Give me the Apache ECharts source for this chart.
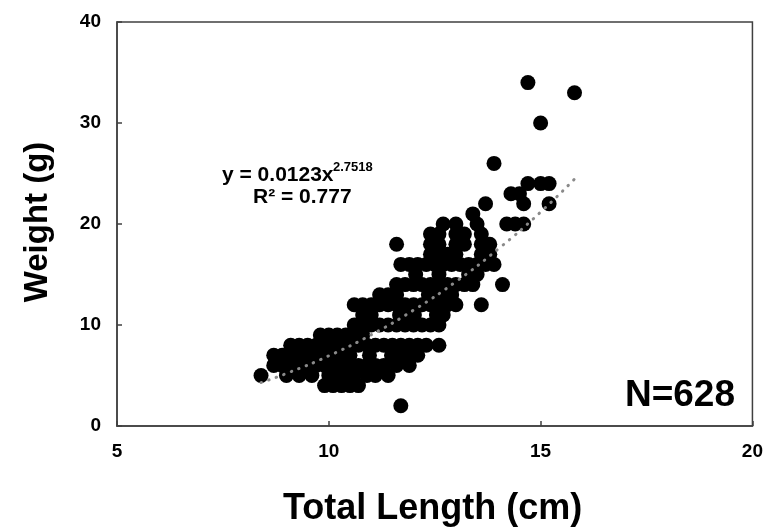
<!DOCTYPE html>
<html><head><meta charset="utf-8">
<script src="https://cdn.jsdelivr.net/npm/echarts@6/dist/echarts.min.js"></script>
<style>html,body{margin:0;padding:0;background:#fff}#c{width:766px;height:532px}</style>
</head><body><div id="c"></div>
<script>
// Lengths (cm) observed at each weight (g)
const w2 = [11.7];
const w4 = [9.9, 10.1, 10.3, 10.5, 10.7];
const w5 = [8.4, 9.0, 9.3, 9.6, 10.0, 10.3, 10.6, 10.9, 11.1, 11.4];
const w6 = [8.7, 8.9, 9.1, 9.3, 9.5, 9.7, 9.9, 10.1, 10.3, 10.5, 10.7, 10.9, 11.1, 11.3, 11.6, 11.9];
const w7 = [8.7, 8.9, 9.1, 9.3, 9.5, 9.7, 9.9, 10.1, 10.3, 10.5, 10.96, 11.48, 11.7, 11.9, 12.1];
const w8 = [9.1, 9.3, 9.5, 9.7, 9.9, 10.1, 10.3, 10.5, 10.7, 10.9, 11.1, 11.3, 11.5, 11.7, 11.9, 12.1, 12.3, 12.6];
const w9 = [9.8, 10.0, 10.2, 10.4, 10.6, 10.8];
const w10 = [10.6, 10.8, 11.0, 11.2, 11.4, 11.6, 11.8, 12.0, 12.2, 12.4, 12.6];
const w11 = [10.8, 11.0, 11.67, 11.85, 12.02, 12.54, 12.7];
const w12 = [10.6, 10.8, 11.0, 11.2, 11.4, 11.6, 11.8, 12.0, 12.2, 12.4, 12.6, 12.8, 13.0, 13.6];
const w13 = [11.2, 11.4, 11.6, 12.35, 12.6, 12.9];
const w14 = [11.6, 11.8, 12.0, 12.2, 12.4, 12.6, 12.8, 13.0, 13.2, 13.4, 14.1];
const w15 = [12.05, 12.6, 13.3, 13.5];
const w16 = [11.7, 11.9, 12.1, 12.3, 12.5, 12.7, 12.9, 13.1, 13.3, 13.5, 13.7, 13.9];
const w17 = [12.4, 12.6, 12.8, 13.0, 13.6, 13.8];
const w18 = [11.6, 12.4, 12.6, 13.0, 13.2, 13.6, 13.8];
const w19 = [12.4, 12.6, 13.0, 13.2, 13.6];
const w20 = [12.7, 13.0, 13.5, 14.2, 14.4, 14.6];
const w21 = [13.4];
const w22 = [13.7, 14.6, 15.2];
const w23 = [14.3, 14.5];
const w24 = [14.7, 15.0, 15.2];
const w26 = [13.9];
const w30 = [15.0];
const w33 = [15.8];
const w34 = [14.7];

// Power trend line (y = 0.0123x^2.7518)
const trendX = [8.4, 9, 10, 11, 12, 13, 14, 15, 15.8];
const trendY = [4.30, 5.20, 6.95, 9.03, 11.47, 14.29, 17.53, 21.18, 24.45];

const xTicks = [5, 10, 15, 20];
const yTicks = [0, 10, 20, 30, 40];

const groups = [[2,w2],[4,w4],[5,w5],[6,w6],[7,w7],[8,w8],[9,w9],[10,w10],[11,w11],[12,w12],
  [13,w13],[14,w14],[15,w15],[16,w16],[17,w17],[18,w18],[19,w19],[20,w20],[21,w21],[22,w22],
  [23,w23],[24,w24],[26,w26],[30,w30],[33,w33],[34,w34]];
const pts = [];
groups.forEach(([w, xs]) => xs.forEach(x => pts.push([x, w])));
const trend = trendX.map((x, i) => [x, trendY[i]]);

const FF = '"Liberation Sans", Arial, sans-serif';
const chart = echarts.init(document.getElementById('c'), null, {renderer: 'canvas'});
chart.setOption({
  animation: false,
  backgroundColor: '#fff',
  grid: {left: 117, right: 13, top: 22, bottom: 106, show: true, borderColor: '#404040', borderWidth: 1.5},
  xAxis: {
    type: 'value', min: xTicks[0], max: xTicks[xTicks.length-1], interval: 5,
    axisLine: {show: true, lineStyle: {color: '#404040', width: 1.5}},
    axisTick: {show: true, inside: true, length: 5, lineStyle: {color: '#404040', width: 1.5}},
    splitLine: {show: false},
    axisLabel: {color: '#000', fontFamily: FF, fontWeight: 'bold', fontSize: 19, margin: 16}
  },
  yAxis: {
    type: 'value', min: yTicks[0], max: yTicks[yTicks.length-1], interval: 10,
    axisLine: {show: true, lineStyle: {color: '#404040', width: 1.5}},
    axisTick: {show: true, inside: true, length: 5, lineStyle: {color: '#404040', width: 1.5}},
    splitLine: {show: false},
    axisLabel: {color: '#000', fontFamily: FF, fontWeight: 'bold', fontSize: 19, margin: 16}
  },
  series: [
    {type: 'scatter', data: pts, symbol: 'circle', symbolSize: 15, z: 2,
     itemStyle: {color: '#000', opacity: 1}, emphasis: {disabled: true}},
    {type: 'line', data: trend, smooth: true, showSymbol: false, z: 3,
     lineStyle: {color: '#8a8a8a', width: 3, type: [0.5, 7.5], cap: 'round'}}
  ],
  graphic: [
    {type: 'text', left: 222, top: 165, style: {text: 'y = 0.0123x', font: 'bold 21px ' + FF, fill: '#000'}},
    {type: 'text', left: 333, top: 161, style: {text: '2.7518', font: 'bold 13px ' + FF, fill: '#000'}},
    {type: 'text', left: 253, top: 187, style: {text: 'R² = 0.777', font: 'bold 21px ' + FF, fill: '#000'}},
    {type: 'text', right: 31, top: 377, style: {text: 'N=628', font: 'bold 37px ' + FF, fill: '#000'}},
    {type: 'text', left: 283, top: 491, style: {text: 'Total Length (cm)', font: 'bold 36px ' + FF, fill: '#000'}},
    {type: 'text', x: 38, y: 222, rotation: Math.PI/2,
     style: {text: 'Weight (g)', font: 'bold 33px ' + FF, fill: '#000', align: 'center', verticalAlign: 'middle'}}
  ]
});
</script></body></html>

◇ ◇ ◇ ◇ ◇ ◇ ◇

### [Aim]
Without the images, write out each line of the data verbatim.

### [Exercise output]
Give me the Apache ECharts source for this chart.
<!DOCTYPE html>
<html><head><meta charset="utf-8">
<script src="https://cdn.jsdelivr.net/npm/echarts@6/dist/echarts.min.js"></script>
<style>html,body{margin:0;padding:0;background:#fff}#c{width:766px;height:532px}</style>
</head><body><div id="c"></div>
<script>
// Lengths (cm) observed at each weight (g)
const w2 = [11.7];
const w4 = [9.9, 10.1, 10.3, 10.5, 10.7];
const w5 = [8.4, 9.0, 9.3, 9.6, 10.0, 10.3, 10.6, 10.9, 11.1, 11.4];
const w6 = [8.7, 8.9, 9.1, 9.3, 9.5, 9.7, 9.9, 10.1, 10.3, 10.5, 10.7, 10.9, 11.1, 11.3, 11.6, 11.9];
const w7 = [8.7, 8.9, 9.1, 9.3, 9.5, 9.7, 9.9, 10.1, 10.3, 10.5, 10.96, 11.48, 11.7, 11.9, 12.1];
const w8 = [9.1, 9.3, 9.5, 9.7, 9.9, 10.1, 10.3, 10.5, 10.7, 10.9, 11.1, 11.3, 11.5, 11.7, 11.9, 12.1, 12.3, 12.6];
const w9 = [9.8, 10.0, 10.2, 10.4, 10.6, 10.8];
const w10 = [10.6, 10.8, 11.0, 11.2, 11.4, 11.6, 11.8, 12.0, 12.2, 12.4, 12.6];
const w11 = [10.8, 11.0, 11.67, 11.85, 12.02, 12.54, 12.7];
const w12 = [10.6, 10.8, 11.0, 11.2, 11.4, 11.6, 11.8, 12.0, 12.2, 12.4, 12.6, 12.8, 13.0, 13.6];
const w13 = [11.2, 11.4, 11.6, 12.35, 12.6, 12.9];
const w14 = [11.6, 11.8, 12.0, 12.2, 12.4, 12.6, 12.8, 13.0, 13.2, 13.4, 14.1];
const w15 = [12.05, 12.6, 13.3, 13.5];
const w16 = [11.7, 11.9, 12.1, 12.3, 12.5, 12.7, 12.9, 13.1, 13.3, 13.5, 13.7, 13.9];
const w17 = [12.4, 12.6, 12.8, 13.0, 13.6, 13.8];
const w18 = [11.6, 12.4, 12.6, 13.0, 13.2, 13.6, 13.8];
const w19 = [12.4, 12.6, 13.0, 13.2, 13.6];
const w20 = [12.7, 13.0, 13.5, 14.2, 14.4, 14.6];
const w21 = [13.4];
const w22 = [13.7, 14.6, 15.2];
const w23 = [14.3, 14.5];
const w24 = [14.7, 15.0, 15.2];
const w26 = [13.9];
const w30 = [15.0];
const w33 = [15.8];
const w34 = [14.7];

// Power trend line (y = 0.0123x^2.7518)
const trendX = [8.4, 9, 10, 11, 12, 13, 14, 15, 15.8];
const trendY = [4.30, 5.20, 6.95, 9.03, 11.47, 14.29, 17.53, 21.18, 24.45];

const xTicks = [5, 10, 15, 20];
const yTicks = [0, 10, 20, 30, 40];

const groups = [[2,w2],[4,w4],[5,w5],[6,w6],[7,w7],[8,w8],[9,w9],[10,w10],[11,w11],[12,w12],
  [13,w13],[14,w14],[15,w15],[16,w16],[17,w17],[18,w18],[19,w19],[20,w20],[21,w21],[22,w22],
  [23,w23],[24,w24],[26,w26],[30,w30],[33,w33],[34,w34]];
const pts = [];
groups.forEach(([w, xs]) => xs.forEach(x => pts.push([x, w])));
const trend = trendX.map((x, i) => [x, trendY[i]]);

const FF = '"Liberation Sans", Arial, sans-serif';
const chart = echarts.init(document.getElementById('c'), null, {renderer: 'canvas'});
chart.setOption({
  animation: false,
  backgroundColor: '#fff',
  grid: {left: 117, right: 13, top: 22, bottom: 106, show: true, borderColor: '#404040', borderWidth: 1.5},
  xAxis: {
    type: 'value', min: xTicks[0], max: xTicks[xTicks.length-1], interval: 5,
    axisLine: {show: true, lineStyle: {color: '#404040', width: 1.5}},
    axisTick: {show: true, inside: true, length: 5, lineStyle: {color: '#404040', width: 1.5}},
    splitLine: {show: false},
    axisLabel: {color: '#000', fontFamily: FF, fontWeight: 'bold', fontSize: 19, margin: 16}
  },
  yAxis: {
    type: 'value', min: yTicks[0], max: yTicks[yTicks.length-1], interval: 10,
    axisLine: {show: true, lineStyle: {color: '#404040', width: 1.5}},
    axisTick: {show: true, inside: true, length: 5, lineStyle: {color: '#404040', width: 1.5}},
    splitLine: {show: false},
    axisLabel: {color: '#000', fontFamily: FF, fontWeight: 'bold', fontSize: 19, margin: 16}
  },
  series: [
    {type: 'scatter', data: pts, symbol: 'circle', symbolSize: 15, z: 2,
     itemStyle: {color: '#000', opacity: 1}, emphasis: {disabled: true}},
    {type: 'line', data: trend, smooth: true, showSymbol: false, z: 3,
     lineStyle: {color: '#8a8a8a', width: 3, type: [0.5, 7.5], cap: 'round'}}
  ],
  graphic: [
    {type: 'text', left: 222, top: 165, style: {text: 'y = 0.0123x', font: 'bold 21px ' + FF, fill: '#000'}},
    {type: 'text', left: 333, top: 161, style: {text: '2.7518', font: 'bold 13px ' + FF, fill: '#000'}},
    {type: 'text', left: 253, top: 187, style: {text: 'R² = 0.777', font: 'bold 21px ' + FF, fill: '#000'}},
    {type: 'text', right: 31, top: 377, style: {text: 'N=628', font: 'bold 37px ' + FF, fill: '#000'}},
    {type: 'text', left: 283, top: 491, style: {text: 'Total Length (cm)', font: 'bold 36px ' + FF, fill: '#000'}},
    {type: 'text', x: 38, y: 222, rotation: Math.PI/2,
     style: {text: 'Weight (g)', font: 'bold 33px ' + FF, fill: '#000', align: 'center', verticalAlign: 'middle'}}
  ]
});
</script></body></html>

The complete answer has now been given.